Google: ‘We are becoming central to the biggest brand-building campaigns’

Google believes its platforms are overtaking traditional media to become central to the “biggest brand-building campaigns of the world” and claims its efforts to roll out new ad products and improve campaign effectiveness measurement are seeing more marketers shift their budget to digital.

Google
Google’s senior vice president and chief business officer Nikesh Arora believes soon every piece of advertising will become digital.

Speaking on the company’s fourth quarter earnings call, Google’s senior vice president and chief business officer Nikesh Arora said working with brand advertisers “has been a big priority for us and we’re making great strides”.

Brand partners have been impressed by YouTube – which delivers more than 1 billion viewers per month and saw a 50 per cent increase in daily watch time in the past year – particularly consumer packaged good companies, which drove growth in the last quarter, according to Arora.

Arora said: “Part of our ability to get consumer packaged goods companies to come and advertise with us is our ability to convince them that brands can be built on the internet and YouTube clearly is the key player in our brand story vis-a-vis advertisers, because they still think visually – they still think video when they think brand advertising, not just text ads.”

Marketers have also been increasingly using creative ad formats that pivot around user engagement such as TrueView or other engagement ads across the web, Arora said.

But most importantly, the growth in brand marketing with Google has been driven by improvements made to the measurement services it offers, Arora said. In the last quarter Google enabled advertisers on its display network to buy ads based on impressions – ads that people actually saw – and in November it began testing Nielsen Online Campaign Measurement on the network and YouTube, which allows marketers to see the demographics of the people they reached with their campaigns and compare that with other media.

Arora said: “This is just early table stakes which is a sort of comfort factor for advertisers, when they see that they can look at Nielsen OCR Metrics vis-a-vis us and other people and get a sense that they are not spending their money in an unwise fashion, but I think there’s tremendous amounts of evolution and development that’s going to happen in this space.”

In the long term, Arora believes that every piece of advertising will become digital.

“We’re still at low double digit numbers in terms of how much ad spend is digital versus non-digital. So we need more people in the digital space getting more and more advertising to shift from what we call traditional old media. I think over time television becomes digital, I think every piece of advertising becomes digital because this provides so much efficiency from a measurement perspective and a targeting perspective to take out a lot of waste out of the system,” he added.
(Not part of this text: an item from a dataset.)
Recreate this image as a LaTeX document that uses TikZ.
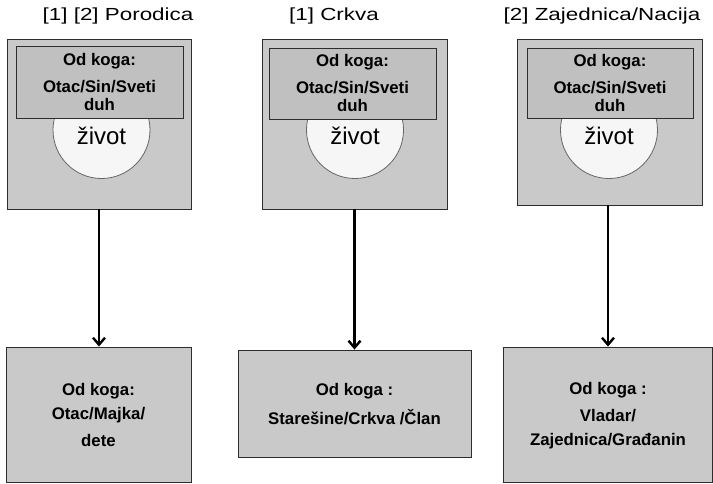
\documentclass[tikz,border=0pt]{standalone}
\usepackage{fontspec}
\setmainfont{Liberation Sans}
\usetikzlibrary{arrows.meta}
\definecolor{boxgray}{RGB}{201,201,201}
\definecolor{innergray}{RGB}{192,192,192}
\definecolor{circfill}{RGB}{246,246,246}
\definecolor{edge}{RGB}{45,45,45}
\newcommand{\wideTitle}[1]{\scalebox{1.28}[1]{#1}}
\begin{document}
\begin{tikzpicture}[x=1pt,y=-1pt,
  outerbox/.style={draw=edge,line width=0.9pt,fill=boxgray,rectangle,inner sep=0pt},
  innerbox/.style={draw=edge,line width=0.9pt,fill=innergray,rectangle,inner sep=0pt},
  lifecirc/.style={draw=black!60,line width=0.8pt,fill=circfill,circle,inner sep=0pt,minimum size=97pt},
  titletext/.style={font=\fontsize{17.5}{21}\selectfont,inner sep=0pt},
  lifetext/.style={font=\fontsize{24}{28}\selectfont,inner sep=0pt},
  boldtext/.style={font=\fontsize{16.8}{18}\selectfont\bfseries,inner sep=0pt,align=center},
  flow/.style={line width=2.4pt,-{Straight Barb[length=7pt,width=12pt,line width=2.4pt]}}
]
\useasboundingbox (0,0) rectangle (713,483);
\fill[white] (0,0) rectangle (713,483);

% titles
\node[titletext] (ti1) at (118,15.5) {\wideTitle{[1] [2] Porodica}};
\node[titletext] (ti2) at (334,15.5) {\wideTitle{[1] Crkva}};
\node[titletext] (ti3) at (602,15.5) {\wideTitle{[2] Zajednica/Nacija}};

% top boxes
\node[outerbox,minimum width=184pt,minimum height=170pt] (t1) at (99,124) {};
\node[outerbox,minimum width=185pt,minimum height=170pt] (t2) at (354.5,124) {};
\node[outerbox,minimum width=185pt,minimum height=166pt] (t3) at (609.5,122) {};

% circles
\node[lifecirc] (c1) at (101.5,130) {};
\node[lifecirc] (c2) at (355,130) {};
\node[lifecirc] (c3) at (609,130) {};

% inner boxes
\node[innerbox,minimum width=167pt,minimum height=72pt] (i1) at (99.5,82) {};
\node[innerbox,minimum width=167pt,minimum height=71pt] (i2) at (352.5,83.5) {};
\node[innerbox,minimum width=166pt,minimum height=70pt] (i3) at (610,83) {};

% inner texts
\node[boldtext] (h1) at (99.5,61) {Od koga:};
\node[boldtext] (s1) at (99.5,95) {Otac/Sin/Sveti\\duh};
\node[boldtext] (h2) at (352.5,62) {Od koga:};
\node[boldtext] (s2) at (352.5,96) {Otac/Sin/Sveti\\duh};
\node[boldtext] (h3) at (610,62) {Od koga:};
\node[boldtext] (s3) at (610,96) {Otac/Sin/Sveti\\duh};

% život
\node[lifetext] (l1) at (101.5,136) {život};
\node[lifetext] (l2) at (355,136) {život};
\node[lifetext] (l3) at (609,136) {život};

% bottom boxes
\node[outerbox,minimum width=185pt,minimum height=135pt] (b1) at (98.5,414.5) {};
\node[outerbox,minimum width=233pt,minimum height=107pt] (b2) at (354.5,403.5) {};
\node[outerbox,minimum width=209pt,minimum height=135pt] (b3) at (608,414.5) {};

% bottom texts
\node[boldtext] (bh1) at (98.5,391) {Od koga:};
\node[boldtext] (bs1) at (98.5,415.5) {Otac/Majka/};
\node[boldtext] (bd1) at (98.5,440) {dete};
\node[boldtext] (bh2) at (354.5,391) {Od koga :};
\node[boldtext] (bs2) at (354.5,417) {Starešine/Crkva /Član};
\node[boldtext] (bh3) at (608,390) {Od koga :};
\node[boldtext] (bs3) at (608,415.5) {Vladar/};
\node[boldtext] (bd3) at (608,441) {Zajednica/Građanin};

% arrows
\draw[flow] (t1.south) -- (t1.south |- b1.north);
\draw[flow] (t2.south) -- (t2.south |- b2.north);
\draw[flow] (b3.north |- t3.south) -- (b3.north);
\end{tikzpicture}
\end{document}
Elsewhere, Google said growth in its performance advertising business was also driven by new measurement features as well as “more sophisticated marketers aligning their search and display advertising strategy”.

Arora said: “Last year we made the move to Enhanced Campaigns in AdWords. 12 months in, marketers tell us it helps them get results and reach people across screens in a big way. Our internal slogan for this is ‘Advertisers ROIs don’t lie.’ We also rolled out estimated total conversion. Marketers can now measure results like calls and conversions that take place in different devices.”

He cited 1-800-Flowers, which discovered a 7 per cent increase in overall conversions after realising purchase start on one device and end on the other.

Google’s revenues grew 17 per cent year on year to $16.9bn in the three months to 31 December. Profit rose 17 per cent to $3.38bn.

Paid clicks increased 31 per cent year on year and 13 per cent on the previous quarter, although the average cost per click decreased 14 per cent year on year and 2 per cent on the third quarter.